Post by Doug Coulter »

Gee, this is a nice place where people share really good helpful stuff.

Thanks to all!

As I said, I now cut most glass on the lathe one way or another. I've found out that 15w fluorescent tubes are precisely 1" in diameter, or close enough to seal with one of those quick couplers I got from Lesker. As one of my hobbies is making analog bargraph neon tubes, this is a quick and cheap way of getting a large piece of soft soda glass to put them into. I cut them all the way through on the lathe and then clean them out outdoors with an air blast to avoid breathing mercury and rare earth oxides. It's very thin glass but holds a vacuum just fine. What I do is draw them down to a thin neck so that I can seal them off in vacuum (sometimes it's not much vacuum depending on the gas fill), and seal the bases with teflon or PEEK plugs made on the lathe, and either apiezon wax or lately Hysol 1C (not listed as such in mcmaster but just type it in and they have it). They do list a low viscosity version that adds -LV to the number, but I'm betting it is not as good around a vacuum.

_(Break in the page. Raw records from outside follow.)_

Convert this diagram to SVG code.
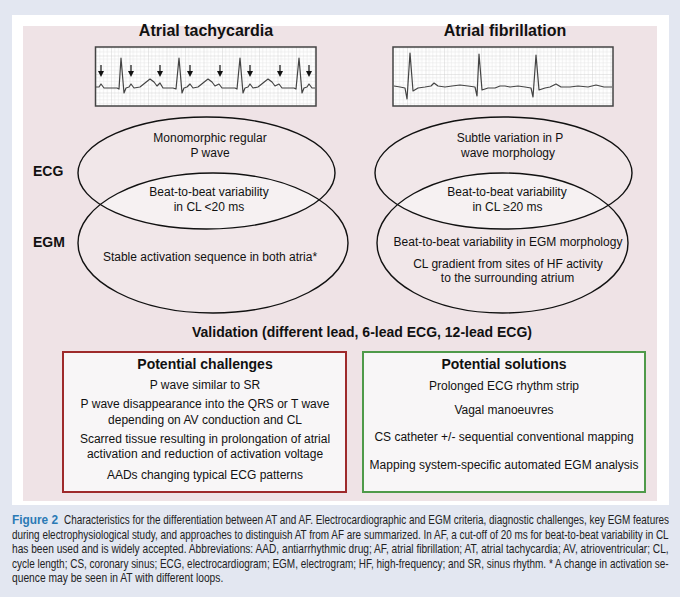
<svg xmlns="http://www.w3.org/2000/svg" width="680" height="597" viewBox="0 0 680 597">
<style>
text{font-family:"Liberation Sans",Arial,sans-serif;fill:#111}
.t{font-size:12px;text-anchor:middle}
.b{font-weight:bold}
.h{font-size:16px;font-weight:bold;text-anchor:middle}
.lbl{font-size:14px;font-weight:bold}
.bh{font-size:14px;font-weight:bold;text-anchor:middle}
.cap{font-size:12px;fill:#222}
.ell{fill:none;stroke:#111;stroke-width:1.4}
.wave{fill:none;stroke:#444;stroke-width:1.2;stroke-linejoin:round}
.strip{fill:url(#grid);stroke:#444;stroke-width:1.5}
.arr{stroke:#111;stroke-width:1.2;marker-end:url(#ah)}
</style>
<defs>
<pattern id="grid" x="0" y="0" width="18.5" height="18.5" patternUnits="userSpaceOnUse">
<rect width="18.5" height="18.5" fill="#fff"/>
<path d="M3.7 0V18.5M7.4 0V18.5M11.1 0V18.5M14.8 0V18.5M0 3.7H18.5M0 7.4H18.5M0 11.1H18.5M0 14.8H18.5" stroke="#e6e6e6" stroke-width="0.6"/>
<path d="M0 0V18.5M0 0H18.5" stroke="#c9c9c9" stroke-width="0.8"/>
</pattern>
<marker id="ah" markerWidth="6" markerHeight="6" refX="3" refY="3" orient="auto" markerUnits="userSpaceOnUse" viewBox="0 0 6 6">
<path d="M0,0 L6,3 L0,6 Z" fill="#111"/>
</marker>
<clipPath id="clipL"><ellipse cx="206.5" cy="173" rx="128.5" ry="56"/></clipPath>
<clipPath id="clipR"><ellipse cx="503.5" cy="173" rx="128.5" ry="56"/></clipPath>
</defs>

<rect width="680" height="597" fill="#e3e7f1"/>
<rect x="12" y="15" width="657" height="490" fill="#ffffff"/>
<rect x="23" y="26" width="634" height="475" fill="#efe3e6"/>

<g id="titles">
<text class="h" x="206" y="36">Atrial tachycardia</text>
<text class="h" x="505" y="36">Atrial fibrillation</text>
</g>

<g id="ecg-at">
<rect class="strip" x="95.5" y="47" width="220.5" height="59"/>
<polyline class="wave" points="96,87 99,87 101,84 104,88 117,88 119,89 121,58 124,93 126,88 129,87 131,84 134,88 140,87 145,83 150,79 154,82 157,86 160,83 163,88 173,88 176,89 179,58 182,93 184,88 187,87 190,84 193,88 198,87 203,83 208,79 212,82 215,86 219,84 222,88 235,88 237,89 240,58 243,93 245,88 248,87 250,84 253,88 258,87 263,83 268,79 272,82 275,86 279,84 282,88 294,88 296,89 299,58 302,93 304,88 307,87 309,84 312,88 315,88"/>
<g>
<line class="arr" x1="101" y1="65" x2="101" y2="74"/>
<line class="arr" x1="131" y1="65" x2="131" y2="74"/>
<line class="arr" x1="160" y1="65" x2="160" y2="74"/>
<line class="arr" x1="190" y1="65" x2="190" y2="74"/>
<line class="arr" x1="220" y1="65" x2="220" y2="74"/>
<line class="arr" x1="250" y1="65" x2="250" y2="74"/>
<line class="arr" x1="280" y1="65" x2="280" y2="74"/>
<line class="arr" x1="309" y1="65" x2="309" y2="74"/>
</g>
</g>

<g id="ecg-af">
<rect class="strip" x="393" y="47" width="220" height="59"/>
<polyline class="wave" points="394,86 400,87 405,88 407,99 410,53 413,91 418,88 425,87 431,86 434,83 438,86 445,87 452,86 460,85 468,86 475,87 477,96 479,54 482,90 488,88 495,88 500,86 505,86 510,87 518,86 525,87 531,88 533,97 536,55 539,90 545,88 550,87 556,84 561,87 570,87 578,86 588,87 596,85 604,87 612,87"/>
</g>

<g id="row-labels">
<text class="lbl" x="33" y="176">ECG</text>
<text class="lbl" x="33" y="247">EGM</text>
</g>

<g id="venn-at">
<ellipse cx="206.5" cy="173" rx="128.5" ry="56" fill="#f1e7e9"/>
<ellipse cx="213" cy="243" rx="135" ry="70" fill="#f1e7e9"/>
<ellipse cx="213" cy="243" rx="135" ry="70" fill="#f6f1f2" clip-path="url(#clipL)"/>
<ellipse class="ell" cx="206.5" cy="173" rx="128.5" ry="56"/>
<ellipse class="ell" cx="213" cy="243" rx="135" ry="70"/>
<text class="t" x="210" y="142">Monomorphic regular</text>
<text class="t" x="210" y="157">P wave</text>
<text class="t" x="209" y="196">Beat-to-beat variability</text>
<text class="t" x="209" y="211">in CL &lt;20 ms</text>
<text class="t" x="210" y="261">Stable activation sequence in both atria*</text>
</g>

<g id="venn-af">
<ellipse cx="503.5" cy="173" rx="128.5" ry="56" fill="#f1e7e9"/>
<ellipse cx="502.5" cy="243" rx="125.5" ry="70" fill="#f1e7e9"/>
<ellipse cx="502.5" cy="243" rx="125.5" ry="70" fill="#f6f1f2" clip-path="url(#clipR)"/>
<ellipse class="ell" cx="503.5" cy="173" rx="128.5" ry="56"/>
<ellipse class="ell" cx="502.5" cy="243" rx="125.5" ry="70"/>
<text class="t" x="510" y="142">Subtle variation in P</text>
<text class="t" x="508" y="157">wave morphology</text>
<text class="t" x="507" y="196">Beat-to-beat variability</text>
<text class="t" x="507.5" y="211">in CL  ≥20 ms</text>
<text class="t" x="508" y="246">Beat-to-beat variability in EGM morphology</text>
<text class="t" x="508" y="268">CL gradient from sites of HF activity</text>
<text class="t" x="507.5" y="282">to the surrounding atrium</text>
</g>

<g id="validation">
<text class="lbl" x="192" y="337">Validation (different lead, 6-lead ECG, 12-lead ECG)</text>
</g>

<g id="box-challenges">
<rect x="63" y="352" width="283" height="140" fill="#f8f6f7" stroke="#9e2a2b" stroke-width="2"/>
<text class="bh" x="205" y="369">Potential challenges</text>
<text class="t" x="205" y="389">P wave similar to SR</text>
<text class="t" x="205" y="408">P wave disappearance into the QRS or T wave</text>
<text class="t" x="205" y="423.5">depending on AV conduction and CL</text>
<text class="t" x="205" y="443">Scarred tissue resulting in prolongation of atrial</text>
<text class="t" x="205" y="457.5">activation and reduction of activation voltage</text>
<text class="t" x="205" y="479">AADs changing typical ECG patterns</text>
</g>

<g id="box-solutions">
<rect x="363" y="352" width="282" height="140" fill="#f8f6f7" stroke="#4f9a4a" stroke-width="2"/>
<text class="bh" x="504" y="369">Potential solutions</text>
<text class="t" x="504" y="390">Prolonged ECG rhythm strip</text>
<text class="t" x="504" y="414">Vagal manoeuvres</text>
<text class="t" x="504" y="441">CS catheter +/- sequential conventional mapping</text>
<text class="t" x="504" y="469">Mapping system-specific automated EGM analysis</text>
</g>

<g id="caption">
<text class="cap b" transform="translate(12,524) scale(0.8,1)" x="0" y="0" textLength="57.5" lengthAdjust="spacingAndGlyphs" style="fill:#2b7ab5;font-size:13px">Figure 2</text>
<text class="cap" transform="translate(64,524) scale(0.76,1)" x="0" y="0" textLength="796" lengthAdjust="spacingAndGlyphs">Characteristics for the differentiation between AT and AF. Electrocardiographic and EGM criteria, diagnostic challenges, key EGM features</text>
<text class="cap" transform="translate(12,538.5) scale(0.76,1)" x="0" y="0" textLength="864" lengthAdjust="spacingAndGlyphs">during electrophysiological study, and approaches to distinguish AT from AF are summarized. In AF, a cut-off of 20 ms for beat-to-beat variability in CL</text>
<text class="cap" transform="translate(12,553) scale(0.76,1)" x="0" y="0" textLength="864" lengthAdjust="spacingAndGlyphs">has been used and is widely accepted. Abbreviations: AAD, antiarrhythmic drug; AF, atrial fibrillation; AT, atrial tachycardia; AV, atrioventricular; CL,</text>
<text class="cap" transform="translate(12,567.5) scale(0.76,1)" x="0" y="0" textLength="864" lengthAdjust="spacingAndGlyphs">cycle length; CS, coronary sinus; ECG, electrocardiogram; EGM, electrogram; HF, high-frequency; and SR, sinus rhythm. * A change in activation se-</text>
<text class="cap" transform="translate(12,582) scale(0.76,1)" x="0" y="0" textLength="278" lengthAdjust="spacingAndGlyphs">quence may be seen in AT with different loops.</text>
</g>
</svg>
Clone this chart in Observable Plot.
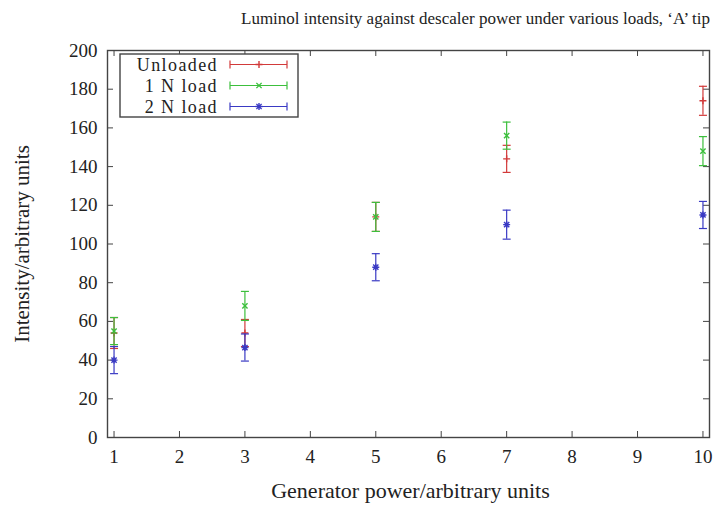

BTW, you chuck these in the lathe after carefully wrapping them with duct tape, precisely one round, and don't chuck them hard. If you're putting any noticable torque on the glass, you are going too fast. The lathe is also a good place to have the stuff to evenly heat a small portion all the way around for the neck pulling operation.

Basically I use another dremel that I made a mount for so I could put it in the tool holder. This was a bit of a challenge as there's not much spare room inside a dremel for the screw heads to hold the piece of wood I carved to match the dremel's curves. Works great, and the worst problem with this is leaving it down on the lathe somewhere and hitting it with the moving table, or tripping over the wire and breaking the little cutoff disk.

Another thing -- the bulbs you can get for short wave UV are quartz, and it's quite a bargain getting it that way. These are extremely hard to cut any other way -- they tend to shatter weirdly when normal techniques are used. But slowly grinding through them works. I do most lathe work on glass at its slowest speed, about 60 rpm.
Why guess when you can know? Measure!